A duty to read the newspaper?
Posted at 2:07 PM on October 17, 2007 by Melanie Sommer
There's a pretty interesting online discussion occurring on the Poynter Institute's Web site about the future of newspapers. (Poynter is a school for journalists, based in St. Petersberg, Fla.) Columnist Roy Peter Clark has thrown down a gauntlet of sorts to other journalists, saying they have a duty to read the newspaper -- the paper version.
"And here's why: There is one overriding question about the future of journalism that no one can yet answer: How will we pay for it? Who will pay for good reporters and editors? Who will pay to station them in statehouses, or send them to cover wars and disasters?

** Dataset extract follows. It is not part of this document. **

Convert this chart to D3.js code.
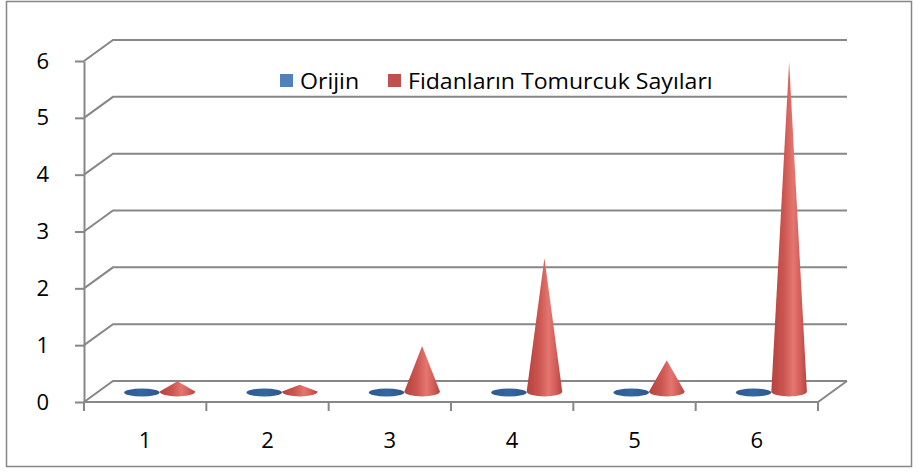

Who will finance important investigations in support of the public's health and safety?
Until we create some new business models in support of the journalism profession, we've got to support what we have, even as we create and perfect online versions that may one day attract the advertising dollars and other revenues we need to do what we do well."
Some of the many folks who commented on this column agreed with him, but many others echoed this sentiment:
"Yes, and we have an obligation to buy horse buggies until we can figure out what to do with all those poor little horses. And um, we have an opportunity to buy typewriters until people at those factories retire. And um we have an opportunity to smoke cigarettes until the plantations in Virginia have been turned into Wal-Marts!
DO NOT confuse the duty to be an informed citizen with a duty to support a dead business model."